Although I will be covering Amazon SageMaker and its new features in a future article, for this one, I want to highlight two of the six new features.
Amazon SageMaker Ground Truth Plus:
A large, labeled dataset is necessary to train a machine learning model properly. Traditional labeling methods are not cheap because datasets are enormous, and it is a labor-intensive process.
Your options are hiring and managing your workers to label the data or contracting the work to a company specializing in labeling data. You can use what I consider to be the most efficient and most cost-effective method - Amazon SageMaker Ground Truth Plus. This method produces high-quality training datasets by using a combination of human workers and machine learning to create datasets with high-quality labels.
I can offer my opinion because I previously used a standalone part of this AWS product numerous times about ten years ago. The part I used is called AWS Mechanical Turk, a main component of the Ground Truth process. It consists of rated human workers providing contract services to AWS on a bid-basis. When I used the service, I needed to label and sort several hundred thousand customer survey responses from a primary e-commerce site. Not only did Mechanical Turk prove to be a fast process, but it also was a very cost-effective way to obtain results without the time-consuming process and expense of hiring, housing, and managing a temporary workforce. To make the job even more efficient, the Ground Truth process can also use machine learning to determine how your training dataset should be labeled. This feature is called automated data labeling. This ML process decides which data needs to be marked by human workers and which is suitable for machine labeling.
Although it has been ten years since I used the process, AWS is still using it speaks for itself. And because all AWS processes are subject to continual improvement, I am confident the service is even more efficient now than when I used it.
Amazon SageMaker Canvas
Just as I chose to highlight Amazon SageMaker Ground Truth Plus for personal reasons, I have also picked Amazon SageMaker Canvas to highlight for another personal reason. But not because I have experience using it, but because I intend on using it.
For background, one of my personal research projects involves collecting data on ionospheric conditions that impact the propagation of very low-power HF radio signals and locations where signals propagate. As a simple explanation, each HF radio signal is refracted by the ionosphere in a different coordinate plane that depends on the HF signal’s frequency and angle. The refraction point is further affected by about 40 various space weather factors.
Shortly, I will have collected data on about 500,000 refracted signals, each refraction influenced by ever-changing 40 different space weather factors.
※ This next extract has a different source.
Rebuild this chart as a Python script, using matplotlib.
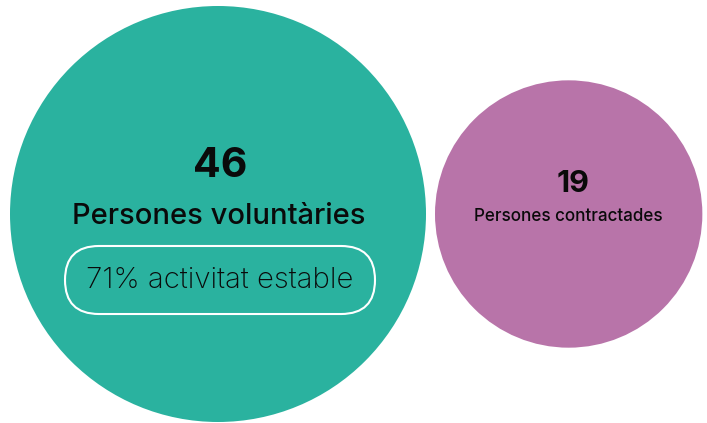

I want to solve the problem: For a given frequency, transmitted from a certain location, at a specific time of day, under prevailing space weather conditions, what locations will receive that signal, and at what strength?
That is a lot of data. Analysis of this data can only reasonably be done with machine learning. It also happens to be a perfect candidate for Amazon SageMaker Canvas because I am not a data scientist.
Amazon SageMaker Canvas will attract more users for the same reasons I am interested in using it - SageMaker Canvas provides access to machine learning with a visual point-and-click interface. A business analyst will be able to generate an accurate machine learning prediction without prior machine learning experience or experience in writing code for machine learning.
SageMaker Canvas also offers a number of other benefits:
· SageMaker Canvas allows fast access to data regardless of location, in the cloud, or on-premises. Datasets can be combined or unified for model training.
· SageMaker Canvas also automatically detects and corrects data errors and analyzes data for its readiness to use machine learning.
· SageMaker Canvas has a built-in feature called AutoML that automatically creates machine learning models based on a user's unique use case and the dataset.
· Another nice feature is that SageMaker Canvas is integrated with SageMaker Studio, allowing collaboration with other developers and data scientists.